Desiderius Erasmus of Rotterdam (1466-1536) was known as Prince of the Humanists - though a theologian, a Catholic priest and the leading European scholar of his time. A close friend of Sir Thomas More, Erasmus' writings had a strong influence on the growing movement for change in Christian Europe, both Lutheran and the Counter-Reformation. These two essays are among his most important - and well-known - writings.
'The Praise of Folly', written in Latin in 1509 and spoken by the goddess Folly (who champions a lively enjoyment of life), was a bold satire on (in the cautious contemporary environment) not only Western classical traditions but also the Catholic Church. Dedicated to More himself, Erasmus wittily challenged entrenched views in so forthright (and humanist) a style that it could have brought him in direct conflict with the papacy. Fortunately the pope, Leo X, enjoyed the humour and the challenge!

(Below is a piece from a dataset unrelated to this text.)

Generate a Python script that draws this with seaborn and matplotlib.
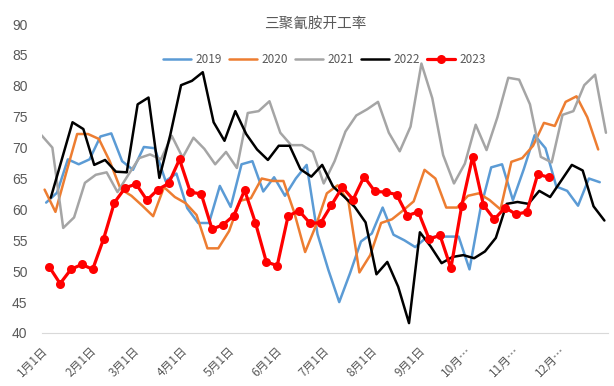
import matplotlib
matplotlib.use("Agg")
from matplotlib import pyplot as plt
import pandas as pd
import seaborn as sns

years = ["2019", "2020", "2021", "2022", "2023"]
# weekly data, first Friday of each year
start_dates = ["2019-01-04", "2020-01-03", "2021-01-01", "2022-01-07", "2023-01-06"]
colors = ["#5B9BD5", "#ED7D31", "#A5A5A5", "#000000", "#FF0000"]

rate_2019 = [61.1, 62.7, 68.1, 67.3, 68.1, 71.8, 72.3, 67.8, 66.4, 70.1,
             69.9, 64.6, 65.8, 60.2, 57.8, 57.8, 63.8, 60.4, 67.3, 67.8,
             62.9, 65.2, 62.2, 65.0, 67.2, 56.0, 50.2, 45.0, 49.7, 54.8,
             56.1, 60.3, 55.9, 55.0, 53.9, 55.4, 55.6, 55.6, 55.6, 50.3,
             60.0, 66.8, 67.3, 61.5, 66.5, 72.0, 69.9, 63.7, 63.0, 60.6,
             65.0, 64.4]
rate_2020 = [63.2, 59.6, 66.0, 72.2, 72.2, 71.4, 67.8, 63.3, 62.2, 60.6,
             58.9, 63.6, 62.0, 61.0, 59.1, 53.7, 53.7, 56.5, 61.4, 61.8,
             65.0, 64.6, 64.6, 59.5, 53.1, 57.4, 62.6, 63.9, 61.2, 49.8,
             52.6, 57.8, 58.4, 59.8, 61.3, 66.4, 65.0, 60.3, 60.3, 62.2,
             62.6, 61.5, 60.0, 67.7, 68.3, 70.3, 74.0, 73.5, 77.4, 78.3,
             74.9, 69.7]
rate_2021 = [72.0, 70.0, 57.0, 58.7, 64.3, 65.6, 66.0, 62.8, 65.6, 68.3,
             68.9, 68.1, 71.9, 68.4, 71.6, 69.8, 67.3, 69.3, 66.7, 75.6,
             75.9, 77.5, 72.4, 70.4, 70.4, 69.3, 64.2, 67.8, 72.6, 75.2,
             76.2, 77.4, 72.4, 69.4, 73.4, 83.6, 78.0, 68.8, 64.2, 67.4,
             73.7, 69.6, 74.9, 81.3, 81.0, 77.0, 68.5, 67.6, 75.3, 75.9,
             80.1, 81.8, 72.4]
rate_2022 = [61.9, 68.0, 74.1, 73.0, 67.2, 68.0, 66.1, 66.0, 77.0, 78.1,
             65.1, 72.0, 80.1, 80.8, 82.2, 74.1, 71.1, 75.9, 72.2, 69.7,
             68.0, 70.3, 70.3, 66.5, 65.3, 67.2, 63.7, 62.1, 60.4, 57.9,
             49.5, 51.5, 47.5, 41.6, 56.3, 54.0, 51.3, 52.3, 52.6, 52.1,
             53.2, 55.4, 60.9, 61.2, 60.9, 63.0, 62.0, 64.6, 67.2, 66.3,
             60.5, 58.2]
rate_2023 = [50.7, 48.0, 50.3, 51.1, 50.3, 55.2, 61.1, 63.5, 64.1, 61.5,
             63.2, 64.2, 68.1, 62.8, 62.5, 56.8, 57.5, 59.0, 63.1, 57.8,
             51.5, 50.9, 58.9, 59.8, 57.8, 57.8, 60.7, 63.6, 61.6, 65.3,
             62.9, 62.8, 62.4, 59.0, 59.6, 55.2, 55.8, 50.5, 60.6, 68.5,
             60.7, 58.4, 60.3, 59.2, 59.6, 65.7, 65.2]
series = [rate_2019, rate_2020, rate_2021, rate_2022, rate_2023]

month_labels = ["1月1日", "2月1日", "3月1日", "4月1日", "5月1日", "6月1日",
                "7月1日", "8月1日", "9月1日", "10月…", "11月…", "12月…"]

frames = []
for year, start, vals in zip(years, start_dates, series):
    dates = pd.date_range(start, periods=len(vals), freq="7D")
    frames.append(pd.DataFrame({"day": dates.dayofyear - 1, "rate": vals, "year": year}))
df = pd.concat(frames, ignore_index=True)

sns.set_style("white")
plt.rcParams["font.family"] = ["Noto Sans CJK SC", "DejaVu Sans"]

fig = plt.figure(figsize=(6.14, 3.86), dpi=100)
ax = fig.add_axes([41.5 / 614, 1 - 333 / 386, 566 / 614, 309 / 386])

for year, color in zip(years, colors):
    d = df[df["year"] == year]
    if year == "2023":
        sns.lineplot(data=d, x="day", y="rate", color=color, linewidth=2.3,
                     marker="o", markersize=6.5, markeredgewidth=0, label=year, ax=ax)
    else:
        sns.lineplot(data=d, x="day", y="rate", color=color, linewidth=1.8,
                     label=year, ax=ax)

ticks = pd.date_range("2023-01-01", periods=12, freq="MS").dayofyear - 1
ax.set_xlim(0, 365)
ax.set_ylim(40, 90)
ax.set_yticks(range(40, 91, 5))
ax.set_xticks(ticks)
ax.set_xticklabels(month_labels, rotation=45, ha="right", rotation_mode="anchor",
                   fontsize=8.5, color="#595959")
ax.tick_params(axis="y", length=0, pad=10, labelsize=10, labelcolor="#595959")
ax.tick_params(axis="x", length=4, width=0.8, color="#D9D9D9", pad=4)
for lbl in ax.get_yticklabels():
    lbl.set_family(["Liberation Sans", "DejaVu Sans"])
ax.set_xlabel("")
ax.set_ylabel("")
for side in ["left", "right", "top"]:
    ax.spines[side].set_visible(False)
ax.spines["bottom"].set_color("#D9D9D9")
ax.spines["bottom"].set_linewidth(0.8)

ax.legend(loc="center", bbox_to_anchor=(0.5, 0.885), ncol=5, frameon=False,
          fontsize=8.5, handlelength=2.4, columnspacing=0.6, handletextpad=0.35,
          labelcolor="#595959")

fig.text(315 / 614, 1 - 24 / 386, "三聚氰胺开工率", ha="center", va="center",
         fontsize=10.5, color="#595959")

fig.savefig("out.png", dpi=100)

It is here presented in the lively modern translation by Leonard H. Dean.
'Against War' (c. 1517) is 'an impassioned plea for peace among beings human, civilised, Christian'. A deeply humanist text, widely read through Europe in the ensuing years, it has a continuing currency. 'Nothing is either more wicked or more wretched, nothing doth worse become a man than war.' Leighton Pugh reads the classic translation by John Wilson.